Problem description. Give the data below again exactly as written, without its pictures.

Collected material.
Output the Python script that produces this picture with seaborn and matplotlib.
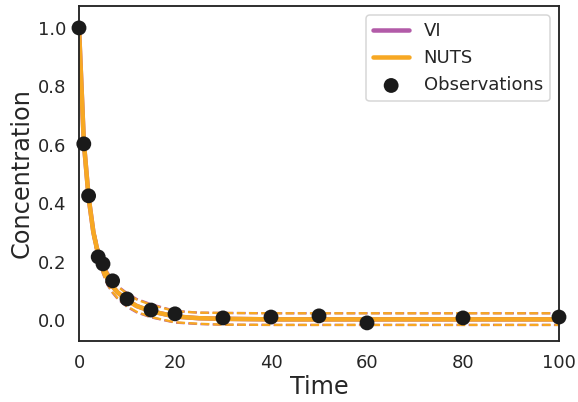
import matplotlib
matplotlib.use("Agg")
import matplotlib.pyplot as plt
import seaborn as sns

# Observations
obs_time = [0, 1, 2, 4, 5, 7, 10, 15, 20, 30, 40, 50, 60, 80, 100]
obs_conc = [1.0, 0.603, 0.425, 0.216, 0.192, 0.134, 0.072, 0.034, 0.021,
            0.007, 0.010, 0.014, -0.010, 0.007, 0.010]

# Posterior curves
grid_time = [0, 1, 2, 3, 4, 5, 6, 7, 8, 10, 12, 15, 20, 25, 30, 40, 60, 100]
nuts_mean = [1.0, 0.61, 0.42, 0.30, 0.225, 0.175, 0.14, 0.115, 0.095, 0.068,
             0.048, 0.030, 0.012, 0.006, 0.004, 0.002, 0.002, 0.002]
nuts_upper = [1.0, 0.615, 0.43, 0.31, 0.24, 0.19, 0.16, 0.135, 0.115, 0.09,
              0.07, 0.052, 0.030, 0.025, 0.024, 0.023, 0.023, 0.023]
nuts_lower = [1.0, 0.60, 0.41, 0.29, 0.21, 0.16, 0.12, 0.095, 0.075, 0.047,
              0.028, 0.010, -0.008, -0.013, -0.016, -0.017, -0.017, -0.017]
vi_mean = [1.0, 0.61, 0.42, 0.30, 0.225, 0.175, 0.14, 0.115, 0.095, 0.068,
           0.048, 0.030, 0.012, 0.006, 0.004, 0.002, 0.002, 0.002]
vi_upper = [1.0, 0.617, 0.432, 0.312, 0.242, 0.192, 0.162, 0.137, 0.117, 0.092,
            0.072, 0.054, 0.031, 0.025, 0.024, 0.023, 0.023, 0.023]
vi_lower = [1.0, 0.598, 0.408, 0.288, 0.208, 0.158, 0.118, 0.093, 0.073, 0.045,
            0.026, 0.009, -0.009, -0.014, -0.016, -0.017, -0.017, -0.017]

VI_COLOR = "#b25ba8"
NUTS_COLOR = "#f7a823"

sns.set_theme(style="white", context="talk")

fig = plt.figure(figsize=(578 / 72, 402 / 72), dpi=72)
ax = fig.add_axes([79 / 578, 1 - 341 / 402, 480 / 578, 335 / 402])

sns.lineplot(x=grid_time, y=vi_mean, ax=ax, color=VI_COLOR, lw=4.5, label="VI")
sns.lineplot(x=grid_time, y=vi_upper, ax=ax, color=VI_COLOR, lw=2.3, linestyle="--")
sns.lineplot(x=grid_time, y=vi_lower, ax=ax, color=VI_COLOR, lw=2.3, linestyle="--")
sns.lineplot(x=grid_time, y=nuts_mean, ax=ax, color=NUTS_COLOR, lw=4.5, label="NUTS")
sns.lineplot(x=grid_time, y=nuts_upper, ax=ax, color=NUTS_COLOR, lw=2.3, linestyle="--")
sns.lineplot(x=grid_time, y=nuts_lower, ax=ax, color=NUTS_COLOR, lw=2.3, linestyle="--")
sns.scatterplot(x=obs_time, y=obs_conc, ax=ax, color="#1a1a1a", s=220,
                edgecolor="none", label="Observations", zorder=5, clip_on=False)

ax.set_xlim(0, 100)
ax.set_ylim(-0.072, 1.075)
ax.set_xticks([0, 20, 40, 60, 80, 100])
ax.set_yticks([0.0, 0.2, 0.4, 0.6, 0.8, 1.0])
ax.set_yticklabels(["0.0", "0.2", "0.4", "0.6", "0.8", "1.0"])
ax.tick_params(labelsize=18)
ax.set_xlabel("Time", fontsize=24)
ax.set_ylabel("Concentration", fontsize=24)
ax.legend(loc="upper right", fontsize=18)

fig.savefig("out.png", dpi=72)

Task solution.
Output the Python script that produces this picture with seaborn and matplotlib.
import matplotlib
matplotlib.use("Agg")
import matplotlib.pyplot as plt
import seaborn as sns

# Observations
obs_time = [0, 1, 2, 4, 5, 7, 10, 15, 20, 30, 40, 50, 60, 80, 100]
obs_conc = [1.0, 0.603, 0.425, 0.216, 0.192, 0.134, 0.072, 0.034, 0.021,
            0.007, 0.010, 0.014, -0.010, 0.007, 0.010]

# Posterior curves
grid_time = [0, 1, 2, 3, 4, 5, 6, 7, 8, 10, 12, 15, 20, 25, 30, 40, 60, 100]
nuts_mean = [1.0, 0.61, 0.42, 0.30, 0.225, 0.175, 0.14, 0.115, 0.095, 0.068,
             0.048, 0.030, 0.012, 0.006, 0.004, 0.002, 0.002, 0.002]
nuts_upper = [1.0, 0.615, 0.43, 0.31, 0.24, 0.19, 0.16, 0.135, 0.115, 0.09,
              0.07, 0.052, 0.030, 0.025, 0.024, 0.023, 0.023, 0.023]
nuts_lower = [1.0, 0.60, 0.41, 0.29, 0.21, 0.16, 0.12, 0.095, 0.075, 0.047,
              0.028, 0.010, -0.008, -0.013, -0.016, -0.017, -0.017, -0.017]
vi_mean = [1.0, 0.61, 0.42, 0.30, 0.225, 0.175, 0.14, 0.115, 0.095, 0.068,
           0.048, 0.030, 0.012, 0.006, 0.004, 0.002, 0.002, 0.002]
vi_upper = [1.0, 0.617, 0.432, 0.312, 0.242, 0.192, 0.162, 0.137, 0.117, 0.092,
            0.072, 0.054, 0.031, 0.025, 0.024, 0.023, 0.023, 0.023]
vi_lower = [1.0, 0.598, 0.408, 0.288, 0.208, 0.158, 0.118, 0.093, 0.073, 0.045,
            0.026, 0.009, -0.009, -0.014, -0.016, -0.017, -0.017, -0.017]

VI_COLOR = "#b25ba8"
NUTS_COLOR = "#f7a823"

sns.set_theme(style="white", context="talk")

fig = plt.figure(figsize=(578 / 72, 402 / 72), dpi=72)
ax = fig.add_axes([79 / 578, 1 - 341 / 402, 480 / 578, 335 / 402])

sns.lineplot(x=grid_time, y=vi_mean, ax=ax, color=VI_COLOR, lw=4.5, label="VI")
sns.lineplot(x=grid_time, y=vi_upper, ax=ax, color=VI_COLOR, lw=2.3, linestyle="--")
sns.lineplot(x=grid_time, y=vi_lower, ax=ax, color=VI_COLOR, lw=2.3, linestyle="--")
sns.lineplot(x=grid_time, y=nuts_mean, ax=ax, color=NUTS_COLOR, lw=4.5, label="NUTS")
sns.lineplot(x=grid_time, y=nuts_upper, ax=ax, color=NUTS_COLOR, lw=2.3, linestyle="--")
sns.lineplot(x=grid_time, y=nuts_lower, ax=ax, color=NUTS_COLOR, lw=2.3, linestyle="--")
sns.scatterplot(x=obs_time, y=obs_conc, ax=ax, color="#1a1a1a", s=220,
                edgecolor="none", label="Observations", zorder=5, clip_on=False)

ax.set_xlim(0, 100)
ax.set_ylim(-0.072, 1.075)
ax.set_xticks([0, 20, 40, 60, 80, 100])
ax.set_yticks([0.0, 0.2, 0.4, 0.6, 0.8, 1.0])
ax.set_yticklabels(["0.0", "0.2", "0.4", "0.6", "0.8", "1.0"])
ax.tick_params(labelsize=18)
ax.set_xlabel("Time", fontsize=24)
ax.set_ylabel("Concentration", fontsize=24)
ax.legend(loc="upper right", fontsize=18)

fig.savefig("out.png", dpi=72)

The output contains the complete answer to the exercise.